O problema passa pela Alemanha. “A tentativa de encontrar um meio termo não está a resultar. Um dia, os eleitores alemães podem rebelar-se contra as perdas que lhes são impostas pela necessidade de apoiar os seus irmãos mais fracos, e sem dúvida, então, a maneira mais fácil de dividir a zona euro seria a própria Alemanha sair dela", escreve King.
Semelhanças com os anos 30 do século XX
A obra do ex-governador, atualmente professor de Economia e Direito na Universidade de Nova Iorque e de Economia na London School of Economics, sobre o “fim da alquimia” não está focada na zona euro, aborda os desequilíbrios da economia e finança globais e o facto, na sua opinião, dos líderes mundiais não terem atacado as causas da última grande crise financeira de 2007 e 2008. King dirigiu o Banco de Inglaterra durante os anos da crise financeira.
O ex-governador encontra muitas semelhanças históricas com o período entre as duas guerras mundiais no século XX, quer no período da bolha anterior à Grande Depressão, quer depois, nos anos 1930, incluindo a dose de austeridade imposta em muitas partes da Europa para manter. agora, o euro, e, então, o padrão ouro.
“Se a próxima crise vai ser mais um colapso do nosso sistema económico e financeiro, ou se vai assumir a forma de um conflito político ou mesmo militar, é impossível dizer. Nem é inevitável. Mas só uma nova ordem mundial poderá impedir tal resultado. Esperemos que a pressão dos acontecimentos guie os estadistas”, conclui King.
O penhorista para todas as estações
Conclui, agora, que o dinheiro e a banca são as “partes mais defeituosas do sistema capitalista”, habituadas a uma dada “alquimia”. “Esta forma de alquimia não deve der banida, mas deve ser-lhe fixado um preço”, diz. Por isso, King avança com uma solução: "Os condutores têm de ter um seguro contra terceiros antes de poderem conduzir. Os bancos devem fazer o mesmo. Eles devem colocar uma boa parte dos seus ativos no Banco de Inglaterra, de modo a que, se as coisas derem para o torto, os depositantes possam ser pagos da noite para o dia. Deste modo, nenhuma corrida aos bancos ocorreria".
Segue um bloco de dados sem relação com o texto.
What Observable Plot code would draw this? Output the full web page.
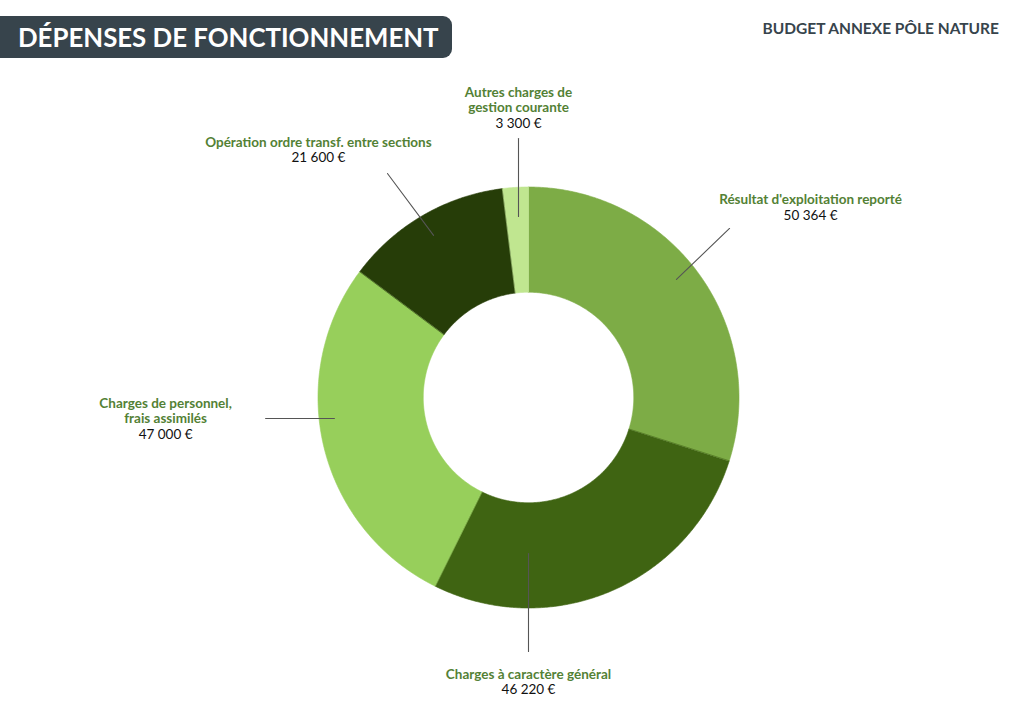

Ele fala de uma função "casa de penhores" para os bancos centrais, da necessidade de um "penhorista para todas as estações" (usa o acrônimo em inglês PFAS). Escreve King: “A essência de uma casa de penhores de sucesso é a vontade de emprestar a qualquer um contra colaterais extremamente valiosos. Em 2008, os bancos tinham muito poucos 'relógios de ouro' e abundavam os estragados, e os bancos centrais foram obrigados a emprestar contra colaterais inadequados, de modo a salvar o sistema. Antes da próxima crise, seria sensato certificar-se que o sistema bancário tem suficientes garantias de colaterais, incluindo reservas no banco central, para poder rapidamente usar os fundos para satisfazer a procura de depositantes em fuga e de credores que tenham decido não renovar o financiamento”.